A .tsumugi file is one self-describing shard. It holds everything a query touches for its slice of the corpus, behind a layout designed so it can be opened cheaply, read without copying, and extended with new region kinds without breaking older readers. Use tsumugi inspect to print any file's header, regions, and stats.
The overall layout
A file is four parts in order:
- a header at offset zero;
- a run of regions, one per subsystem;
- a footer with a descriptor per region;
- a trailer with the closing magic.
Only the header and the trailer sit at fixed offsets. Every region is reached through a descriptor in the footer, which records the region's kind, its offset, its on-disk and raw sizes, its codec, and its CRC. Because nothing points at a region by a fixed position, the physical order of regions is not load-bearing, and a new region kind can be added without breaking a reader that does not know about it. The file opens with the magic TSM1 at both ends.
The header
The header carries the shard's place in the world and what it contains:
- the node base, the global document id of the shard's first document, which is how a shard's local id space
[0, N)maps into the collection's global ids; - the document count
N; - the build epoch, a timestamp for when the shard was built;
- the capability flags, a bitset saying which regions and modes the shard carries.
The flags let a reader know what a shard holds before touching the footer: whether it has a lexical, forward, feature, graph, vector, or dictionary region, whether it is search-only, and whether its lexical region is an impact-quantized learned-sparse index rather than a classic BM25 index.
The regions
Each region is one subsystem's data, compressed independently:
| Region | Holds |
|---|---|
| Lexical | The inverted index. Either a classic BM25 index or a learned-sparse impact index, distinguished by the impact-postings flag rather than by a separate kind. |
| Forward | The stored fields: the url, the derived title, and the body, so the shard carries the text it was built from. |
| Feature | The quantized feature matrix, one row of per-document signals per document, the rows the ranking model scores. |
| Graph | The compressed link graph, forward and transpose, for the link-based signals. |
| Vector | The quantized dense vectors and the index over them, for the optional dense retrieval plane. |
| Dictionary | A shared dictionary the other regions' compression references. |
A shard need not carry every region. A search-only shard, for instance, can drop the forward store; a collection without a link graph leaves the graph region out. A reader skips a region a shard does not have, and the same query runs against a minimal shard and a full one without special-casing, just using fewer planes.
Compression and the document id space
A shard owns a dense document id space [0, N), and documents are placed in that space in host order so a host's pages sit adjacent. That ordering is the locality the per-region compression and the shared dictionary exploit: adjacent documents share vocabulary, link structure, and boilerplate, so they delta and dictionary-compress well. The node base then lifts the local ids into the collection's global space, which is what lets many shards merge into one ranked result without id collisions.
Integrity
Integrity is layered. The header, the footer, and each region carry their own CRC32C. A region's CRC is verified lazily, on first access, so opening a shard costs only the header and the footer no matter how large the file is, and reading a region pays for its own check only when you touch it.

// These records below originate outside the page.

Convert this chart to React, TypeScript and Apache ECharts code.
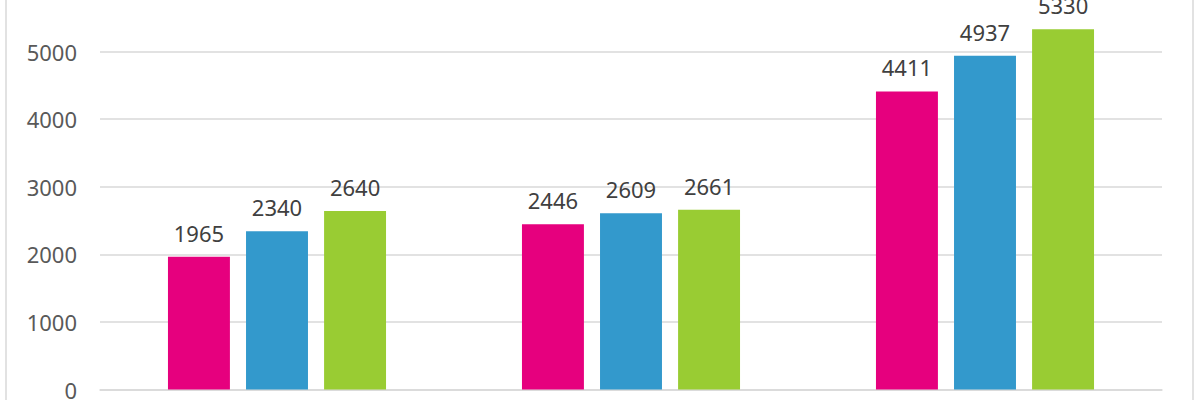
import React, { useEffect, useRef } from "react";
import * as echarts from "echarts";

const categories = ["Group 1", "Group 2", "Group 3"];
const seriesNames = ["Series 1", "Series 2", "Series 3"];
const series1 = [1965, 2446, 4411];
const series2 = [2340, 2609, 4937];
const series3 = [2640, 2661, 5330];
const colors = ["#E6007E", "#3399CC", "#99CC33"];
const yTicks = [0, 1000, 2000, 3000, 4000, 5000, 6000];

export default function App() {
  const ref = useRef<HTMLDivElement>(null);
  useEffect(() => {
    if (!ref.current) return;
    const chart = echarts.init(ref.current, null, { renderer: "svg" });
    const font = "'Noto Sans', 'Open Sans', sans-serif";
    const values = [series1, series2, series3];
    chart.setOption({
      animation: false,
      backgroundColor: "#ffffff",
      grid: {
        left: 100,
        right: 38,
        top: 0,
        bottom: 10.5,
        containLabel: false,
        outerBoundsMode: "none",
      },
      xAxis: {
        type: "category",
        data: categories,
        axisLine: { show: true, lineStyle: { color: "#d9d9d9", width: 1.5 } },
        axisTick: { show: false },
        axisLabel: { show: false },
      },
      yAxis: {
        type: "value",
        min: yTicks[0],
        max: yTicks[yTicks.length - 1],
        interval: 1000,
        axisLine: { show: false },
        axisTick: { show: false },
        splitLine: { lineStyle: { color: "#d9d9d9", width: 1.5 } },
        axisLabel: {
          color: "#595959",
          fontSize: 22,
          fontFamily: font,
          margin: 23,
          formatter: (v: number) => String(v),
        },
      },
      graphic: [
        { type: "line", shape: { x1: 6, y1: 0, x2: 6, y2: 416 }, style: { stroke: "#d9d9d9", lineWidth: 1.5 } },
        { type: "line", shape: { x1: 1193, y1: 0, x2: 1193, y2: 416 }, style: { stroke: "#d9d9d9", lineWidth: 1.5 } },
      ],
      series: values.map((v, i) => ({
        name: seriesNames[i],
        type: "bar",
        data: v,
        barWidth: "17.5%",
        barGap: "26%",
        itemStyle: { color: colors[i] },
        label: {
          show: true,
          position: "top",
          distance: 13,
          color: "#404040",
          fontSize: 22,
          fontFamily: font,
        },
      })),
    });
    return () => chart.dispose();
  }, []);
  return (
    <div
      ref={ref}
      style={{ position: "absolute", left: 0, top: -16, width: 1200, height: 416 }}
    />
  );
}
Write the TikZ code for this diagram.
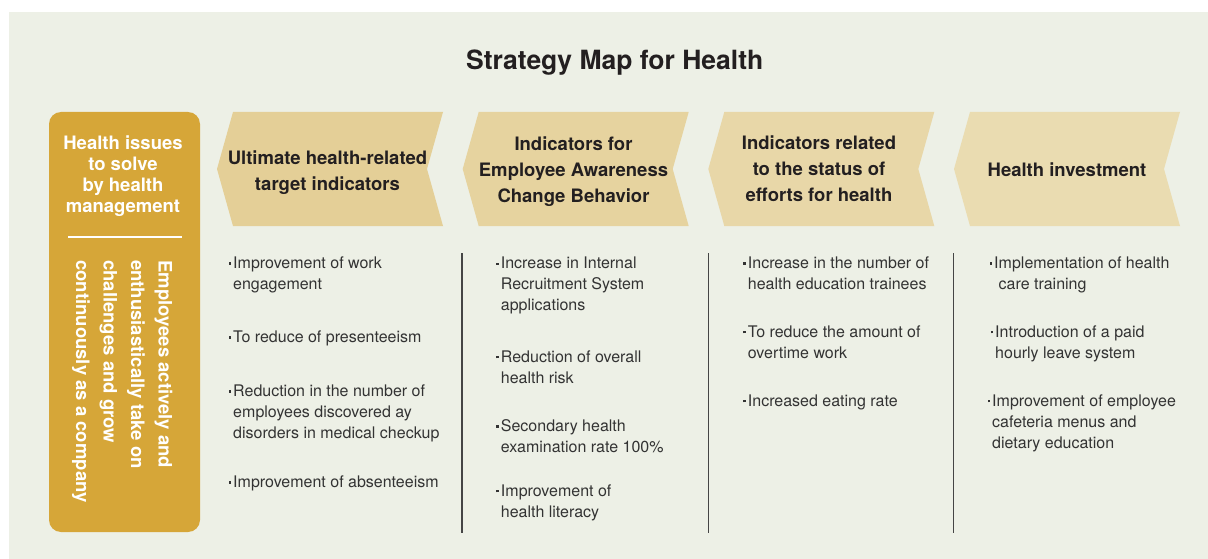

The footer is written last, and the trailing magic is the completeness marker. A file without it, or with a footer that fails its CRC, is a torn write and is refused at open. A build writes the file append-then-footer into a temporary path and renames it into place, so the final name only ever points at a complete, valid shard. Combined with the fact that shards are never mutated after they are written, this is what makes adding and compacting safe to run against a live directory.
Reading without copying
A shard is read through a memory map. An uncompressed region is served straight from the mapping with no heap copy, so a reader aliases the file's bytes rather than allocating its own. This is why a serve process can hold a large collection in mapped files and why several servers can map the same immutable shards at once with no coordination.